In its own brief, Encore described the errors as “glaring oversights.” It observed, as Commerce had, that Tanghenam had no way of tracking the countries of origin for specific inputs. Because of that, Commerce was also right to not let Tanghenam certify that its inputs weren’t of Chinese origin, the producer said.

It disagreed with Tanghenam’s characterization of corrections it offered during verification -- prior to Commerce discovering a number of additional errors -- as “minor.” Verification isn’t the time to offer new factual information, it said. And offering a “minor correction” at the start of verification doesn’t excuse the other mistakes, it claimed.

But regardless of the use of AFA, “ample evidence” supported Commerce’s circumvention finding in regard to Tanghenam, it said; “thus calling into question whether Tanghenam’s challenge to Commerce’s employment of AFA in the Final Determination presents a justiciable case or controversy.”

Most circumvention factors support a circumvention finding, it said.

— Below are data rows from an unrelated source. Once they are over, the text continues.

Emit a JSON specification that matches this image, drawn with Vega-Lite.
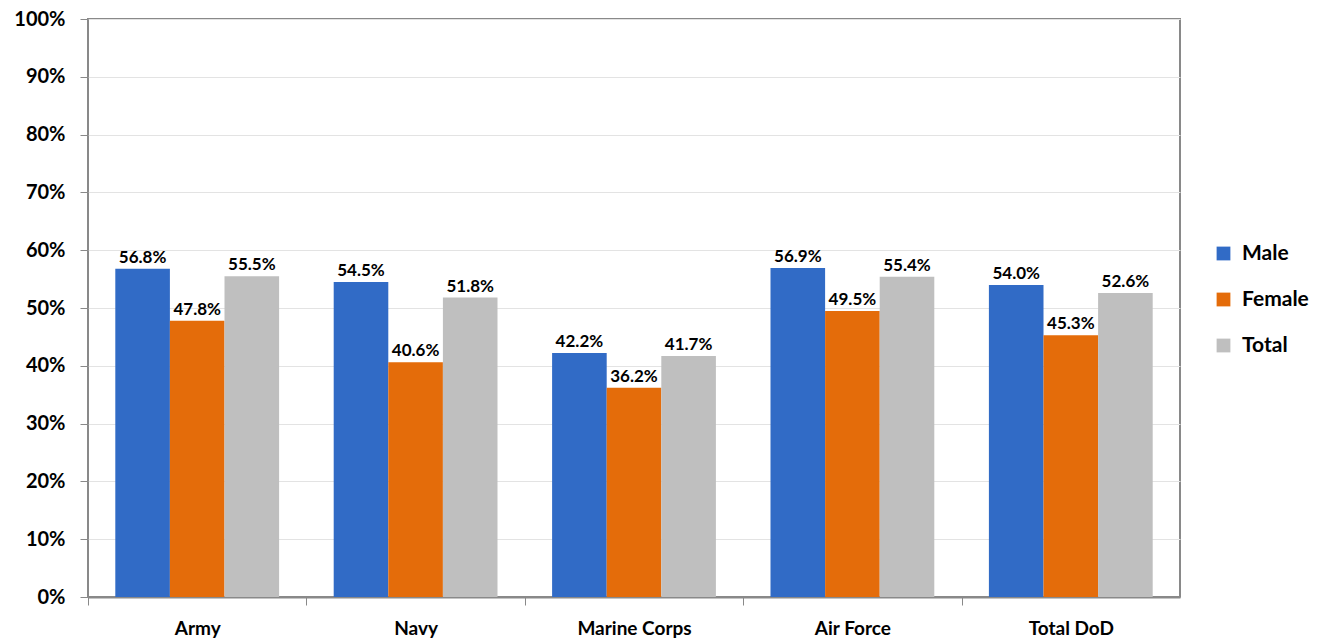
{
  "$schema": "https://vega.github.io/schema/vega-lite/v6.json",
  "width": 1092,
  "height": 578,
  "autosize": {"type": "none"},
  "padding": {"left": 88, "top": 19, "right": 142, "bottom": 43},
  "background": "white",
  "config": {
    "font": "Lato",
    "view": {"stroke": "#898989", "strokeWidth": 2},
    "axis": {"labelFont": "Lato", "labelFontWeight": "bold", "labelColor": "black"}
  },
  "data": {
    "values": [
      {"branch": "Army", "group": "Male", "value": 0.568},
      {"branch": "Army", "group": "Female", "value": 0.478},
      {"branch": "Army", "group": "Total", "value": 0.555},
      {"branch": "Navy", "group": "Male", "value": 0.545},
      {"branch": "Navy", "group": "Female", "value": 0.406},
      {"branch": "Navy", "group": "Total", "value": 0.518},
      {"branch": "Marine Corps", "group": "Male", "value": 0.422},
      {"branch": "Marine Corps", "group": "Female", "value": 0.362},
      {"branch": "Marine Corps", "group": "Total", "value": 0.417},
      {"branch": "Air Force", "group": "Male", "value": 0.569},
      {"branch": "Air Force", "group": "Female", "value": 0.495},
      {"branch": "Air Force", "group": "Total", "value": 0.554},
      {"branch": "Total DoD", "group": "Male", "value": 0.540},
      {"branch": "Total DoD", "group": "Female", "value": 0.453},
      {"branch": "Total DoD", "group": "Total", "value": 0.526}
    ]
  },
  "encoding": {
    "x": {
      "field": "branch", "type": "nominal",
      "sort": ["Army", "Navy", "Marine Corps", "Air Force", "Total DoD"],
      "scale": {"paddingInner": 0.25, "paddingOuter": 0.125},
      "axis": {
        "title": null, "labelAngle": 0, "labelFontSize": 19, "labelPadding": 14,
        "tickOffset": -109.2, "labelOffset": 109.2, "tickSize": 8, "tickColor": "#898989", "tickWidth": 1,
        "domainColor": "#898989", "domainWidth": 2
      }
    },
    "xOffset": {
      "field": "group", "type": "nominal",
      "sort": ["Male", "Female", "Total"],
      "scale": {"paddingInner": 0, "paddingOuter": 0}
    },
    "y": {
      "field": "value", "type": "quantitative",
      "scale": {"domain": [0, 1]},
      "axis": {
        "title": null, "values": [0,0.1,0.2,0.3,0.4,0.5,0.6,0.7,0.8,0.9,1],
        "format": ".0%", "labelFontSize": 20, "labelPadding": 15,
        "tickSize": 8, "tickColor": "#898989", "domain": false,
        "grid": true, "gridColor": "#e3e3e3", "gridWidth": 1
      }
    }
  },
  "layer": [
    {
      "mark": {"type": "bar"},
      "encoding": {
        "color": {
          "field": "group", "type": "nominal",
          "sort": ["Male", "Female", "Total"],
          "scale": {"domain": ["Male", "Female", "Total"], "range": ["#316BC6", "#E46C0A", "#BFBFBF"]},
          "legend": {
            "title": null, "orient": "none", "legendX": 1125, "legendY": 224,
            "symbolType": "square", "symbolSize": 190, "symbolStrokeWidth": 0,
            "labelFont": "Lato", "labelFontSize": 21, "labelFontWeight": "bold", "labelColor": "black",
            "rowPadding": 24, "labelOffset": 8
          }
        }
      }
    },
    {
      "mark": {"type": "text", "baseline": "bottom", "dy": -2, "fontSize": 17, "fontWeight": "bold", "font": "Lato", "color": "black"},
      "encoding": {
        "text": {"field": "value", "type": "quantitative", "format": ".1%"},
        "detail": {"field": "group"}
      }
    }
  ]
}
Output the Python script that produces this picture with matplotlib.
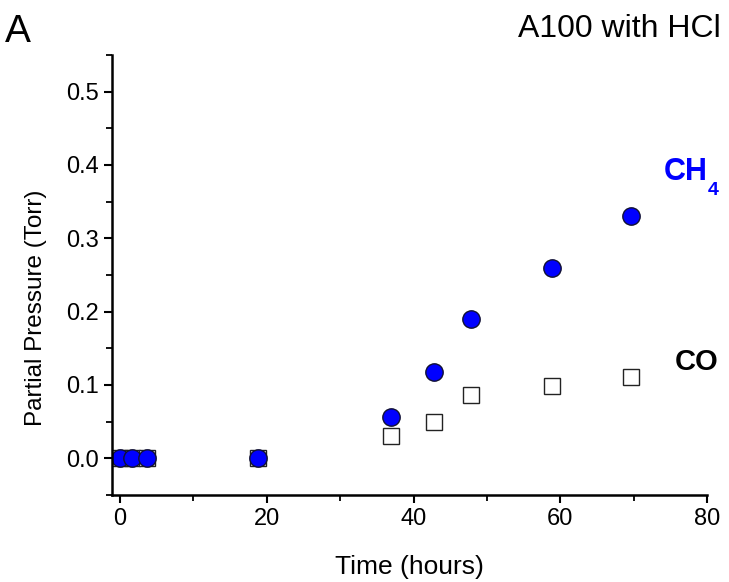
import matplotlib.pyplot as plt
from matplotlib.ticker import MultipleLocator

plt.rcParams['font.family'] = ['Liberation Sans', 'DejaVu Sans']

# sampling times (hours) and partial pressures (Torr)
time_h = [0, 1.6, 3.7, 18.8, 36.9, 42.8, 47.8, 58.9, 69.6]
ch4 = [0, 0, 0, 0, 0.056, 0.118, 0.19, 0.26, 0.33]
co = [0, 0, 0, 0, 0.03, 0.049, 0.086, 0.099, 0.111]

fig = plt.figure(figsize=(7.29, 5.82), dpi=100)
ax = fig.add_axes([0.1536, 0.1495, 0.8164, 0.756])

ax.plot(time_h, co, linestyle='none', marker='s', markersize=11,
        markerfacecolor='white', markeredgecolor='#222222', markeredgewidth=1.0)
ax.plot(time_h, ch4, linestyle='none', marker='o', markersize=12.5,
        markerfacecolor='#0000ff', markeredgecolor='#111133', markeredgewidth=1.0)

ax.set_xlim(-1.1, 80)
ax.set_ylim(-0.05, 0.55)
ax.xaxis.set_major_locator(MultipleLocator(20))
ax.xaxis.set_minor_locator(MultipleLocator(10))
ax.yaxis.set_major_locator(MultipleLocator(0.1))
ax.yaxis.set_minor_locator(MultipleLocator(0.05))
ax.yaxis.set_major_formatter(plt.FormatStrFormatter('%.1f'))

for side in ('top', 'right'):
    ax.spines[side].set_visible(False)
for side in ('left', 'bottom'):
    ax.spines[side].set_linewidth(1.8)

ax.tick_params(which='major', direction='out', length=6, width=1.5, labelsize=17)
ax.tick_params(which='minor', direction='out', length=4, width=1.3)

ax.set_xlabel('Time (hours)', fontsize=19, va='center')
ax.xaxis.set_label_coords(0.5, -0.164)
ax.set_ylabel('Partial Pressure (Torr)', fontsize=17.5, va='center')
ax.yaxis.set_label_coords(-0.128, 0.426)

# species labels
ax.text(80, 0.39, 'CH', color='#0000ff', fontsize=22, fontweight='bold',
        ha='right', va='center', clip_on=False)
ax.text(80.1, 0.365, '4', color='#0000ff', fontsize=14, fontweight='bold',
        ha='left', va='center', clip_on=False)
ax.text(81.6, 0.132, 'CO', color='black', fontsize=21, fontweight='bold',
        ha='right', va='center', clip_on=False)

fig.text(0.007, 0.945, 'A', fontsize=28, ha='left', va='center')
fig.text(0.988, 0.950, 'A100 with HCl', fontsize=23, ha='right', va='center')

fig.savefig('out.png', dpi=100)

And it said that Tanghenam was “[r]egrettably” misunderstanding the facts of the case. It agreed with the government that the exporter had conflated “the need to trace inputs for purposes of conducting valuation analyses” with the “the need to trace inputs to inquiry merchandise exported to the United States.” Commerce didn’t apply AFA for Tanghenam’s failure regarding the latter, it said.